Un bras de fer est lancé entre la rue et le nouveau pouvoir. Si on dénombre au moins 12 morts depuis lundi, le bain de sang que certains redoutaient n’a pas eu lieu. En coulisse, Abdel Fattah al-Bourhane semble de plus en plus fragilisé. Devant faire face à d’intenses pressions diplomatiques, le général tente, en vain, de mener des consultations pour trouver un nouveau premier ministre. Jusqu’à présent, aucun candidat n’a souhaité endosser la colère de la rue. Le chef de l’armée a affirmé que la place était toujours libre pour Abdallah Hamdok. Mais ce dernier s’y refuse pour le moment.

De leur côté, les manifestants refusent unanimement un éventuel retour au statu quo qui prévalait avant le coup d’Etat. Ils demandent l’établissement d’un gouvernement entièrement civil. « Les militaires ont dirigé pendant la première moitié de la transition, comme prévu, rappelle une étudiante en médecine présente dans les cortèges samedi. Aujourd’hui ils ont fait leur temps et n’ont pas respecté leurs engagements en s’accaparant le pouvoir. Il n’y aura pas de négociation avec eux. »
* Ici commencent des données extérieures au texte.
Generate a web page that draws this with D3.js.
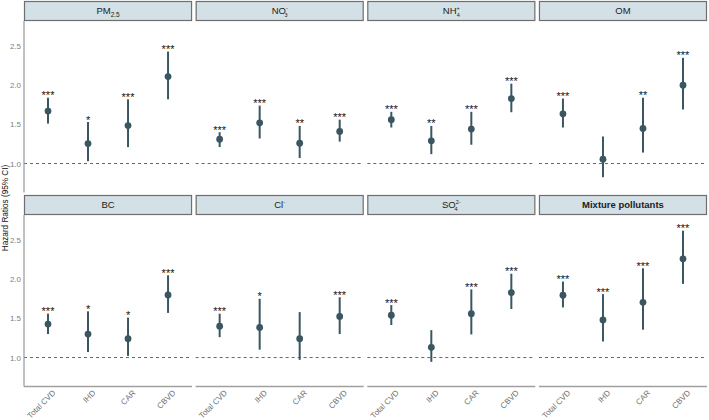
<!DOCTYPE html>
<html>
<head>
<meta charset="utf-8">
<script src="https://cdn.jsdelivr.net/npm/d3@7"></script>
<style>
  html, body { margin: 0; padding: 0; background: #fff; }
  svg { display: block; font-family: "Liberation Sans", Arial, sans-serif; }
</style>
</head>
<body>
<svg id="chart" width="709" height="420"></svg>
<script>
// ---------------- data ----------------
const outcomes = ["Total CVD", "IHD", "CAR", "CBVD"];
const pollutants = ["PM2.5", "NO3-", "NH4+", "OM", "BC", "Cl-", "SO42-", "Mixture pollutants"];
// strip label pieces: base text, superscript, subscript
const labelBase = ["PM", "NO", "NH", "OM", "BC", "Cl", "SO", "Mixture pollutants"];
const labelSup  = ["", "-", "+", "", "", "-", "2-", ""];
const labelSub  = ["2.5", "3", "4", "", "", "", "4", ""];

const hr = [
  [1.67, 1.255, 1.485, 2.11],
  [1.31, 1.52, 1.26, 1.41],
  [1.56, 1.29, 1.44, 1.83],
  [1.635, 1.055, 1.447, 2.00],
  [1.427, 1.30, 1.24, 1.80],
  [1.40, 1.385, 1.24, 1.525],
  [1.54, 1.13, 1.56, 1.83],
  [1.795, 1.48, 1.705, 2.26]
];
const lower = [
  [1.51, 1.03, 1.21, 1.82],
  [1.21, 1.32, 1.07, 1.28],
  [1.46, 1.12, 1.24, 1.655],
  [1.46, 0.825, 1.14, 1.69],
  [1.30, 1.07, 1.02, 1.57],
  [1.26, 1.10, 0.97, 1.30],
  [1.415, 0.945, 1.295, 1.62],
  [1.64, 1.205, 1.355, 1.94]
];
const upper = [
  [1.84, 1.53, 1.82, 2.43],
  [1.40, 1.74, 1.48, 1.56],
  [1.66, 1.48, 1.66, 2.02],
  [1.83, 1.345, 1.84, 2.35],
  [1.56, 1.59, 1.51, 2.05],
  [1.56, 1.75, 1.58, 1.77],
  [1.67, 1.35, 1.87, 2.07],
  [1.97, 1.81, 2.14, 2.62]
];
const sig = [
  ["***", "*", "***", "***"],
  ["***", "***", "**", "***"],
  ["***", "**", "***", "***"],
  ["***", "", "**", "***"],
  ["***", "*", "*", "***"],
  ["***", "*", "", "***"],
  ["***", "", "***", "***"],
  ["***", "***", "***", "***"]
];
const yTicks = [1.0, 1.5, 2.0, 2.5];
const yDomain = [0.63, 2.82];

// ---------------- layout ----------------
const svg = d3.select("#chart");
const left = 24, right = 707, gap = 3.6;
const nCol = 4;
const panelW = (right - left - gap * (nCol - 1)) / nCol;
const stripH = 20;
const rowTops = [1, 195];
const panelH = 171.5;
const lineColor = "#3b5660";
const axisGrey = "#a0a0a0";

const x = d3.scalePoint().domain(outcomes).range([0, panelW]).padding(0.6);
const y = d3.scaleLinear().domain(yDomain).range([panelH, 0]);

pollutants.forEach((p, i) => {
  const col = i % nCol, row = Math.floor(i / nCol);
  const px = left + col * (panelW + gap);
  const stripTop = rowTops[row];
  const py = stripTop + stripH;

  const g = svg.append("g").attr("transform", `translate(${px},${py})`);

  // strip
  svg.append("rect")
    .attr("x", px + 0.5).attr("y", stripTop + 0.5)
    .attr("width", panelW - 1).attr("height", stripH - 1)
    .attr("fill", "#d3e0e6").attr("stroke", "#6e6e6e").attr("stroke-width", 1.2);

  const st = svg.append("text")
    .attr("x", px + panelW / 2).attr("y", stripTop + stripH / 2 + 3.4)
    .attr("text-anchor", "middle")
    .attr("font-size", 9.5)
    .attr("fill", "#222")
    .attr("font-weight", labelBase[i] === "Mixture pollutants" ? "bold" : "normal");
  st.append("tspan").text(labelBase[i]);
  if (labelSup[i] && labelSub[i]) {
    st.append("tspan").attr("font-size", 5.5).attr("dy", -4).text(labelSup[i]);
    const supW = labelSup[i].length * 3.1;
    st.append("tspan").attr("font-size", 5.5).attr("dx", -supW).attr("dy", 6.5).text(labelSub[i]);
  } else if (labelSup[i]) {
    st.append("tspan").attr("font-size", 5.5).attr("dy", -4).text(labelSup[i]);
  } else if (labelSub[i]) {
    st.append("tspan").attr("font-size", 6.5).attr("dy", 2.5).text(labelSub[i]);
  }

  // reference line at 1
  g.append("line")
    .attr("x1", 0).attr("x2", panelW)
    .attr("y1", y(1)).attr("y2", y(1))
    .attr("stroke", "#555").attr("stroke-width", 0.9)
    .attr("stroke-dasharray", "3,3");

  // y axis on left column
  if (col === 0) {
    g.append("line").attr("x1", 0).attr("x2", 0).attr("y1", 0).attr("y2", panelH)
      .attr("stroke", axisGrey).attr("stroke-width", 1.3);
    g.selectAll(".yt").data(yTicks).enter().append("text")
      .attr("x", -3).attr("y", d => y(d) + 3)
      .attr("text-anchor", "end").attr("font-size", 8)
      .attr("fill", "#808080")
      .text(d => d.toFixed(1));
  }

  // x axis on bottom row
  if (row === 1) {
    g.append("line").attr("x1", 0).attr("x2", panelW).attr("y1", panelH).attr("y2", panelH)
      .attr("stroke", axisGrey).attr("stroke-width", 1.3);
    outcomes.forEach(o => {
      g.append("text")
        .attr("transform", `translate(${x(o) + 4},${panelH + 3}) rotate(-45)`)
        .attr("text-anchor", "end")
        .attr("dy", "0.7em")
        .attr("font-size", 8)
        .attr("fill", "#707070")
        .text(o);
    });
  }

  // error bars, points, stars
  outcomes.forEach((o, j) => {
    const cx = x(o);
    g.append("line")
      .attr("x1", cx).attr("x2", cx)
      .attr("y1", y(lower[i][j])).attr("y2", y(upper[i][j]))
      .attr("stroke", lineColor).attr("stroke-width", 2);
    g.append("circle")
      .attr("cx", cx).attr("cy", y(hr[i][j])).attr("r", 3.4)
      .attr("fill", lineColor);
    if (sig[i][j]) {
      g.append("text")
        .attr("x", cx).attr("y", y(upper[i][j]) + 1.5)
        .attr("text-anchor", "middle")
        .attr("font-size", 11)
        .attr("fill", "#111")
        .text(sig[i][j]);
    }
  });
});

// y axis title
svg.append("text")
  .attr("transform", `translate(7.5,208) rotate(-90)`)
  .attr("text-anchor", "middle")
  .attr("font-size", 8.2)
  .attr("fill", "#111")
  .text("Hazard Ratios (95% CI)");
</script>
</body>
</html>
Signe que la détermination des manifestants n’est pas entamée, des chants révolutionnaires résonnaient encore au milieu de la nuit dans les rues de Khartoum. La désobéissance civile va également se poursuivre dans les jours à venir. A partir de dimanche la capitale restera ville morte. « On va prendre le temps de panser nos plaies et nous serons à nouveau debout contre ce régime militaire. Il va falloir être patient », prévient un étudiant en faisant rouler dans sa main des douilles vides ramassées par terre.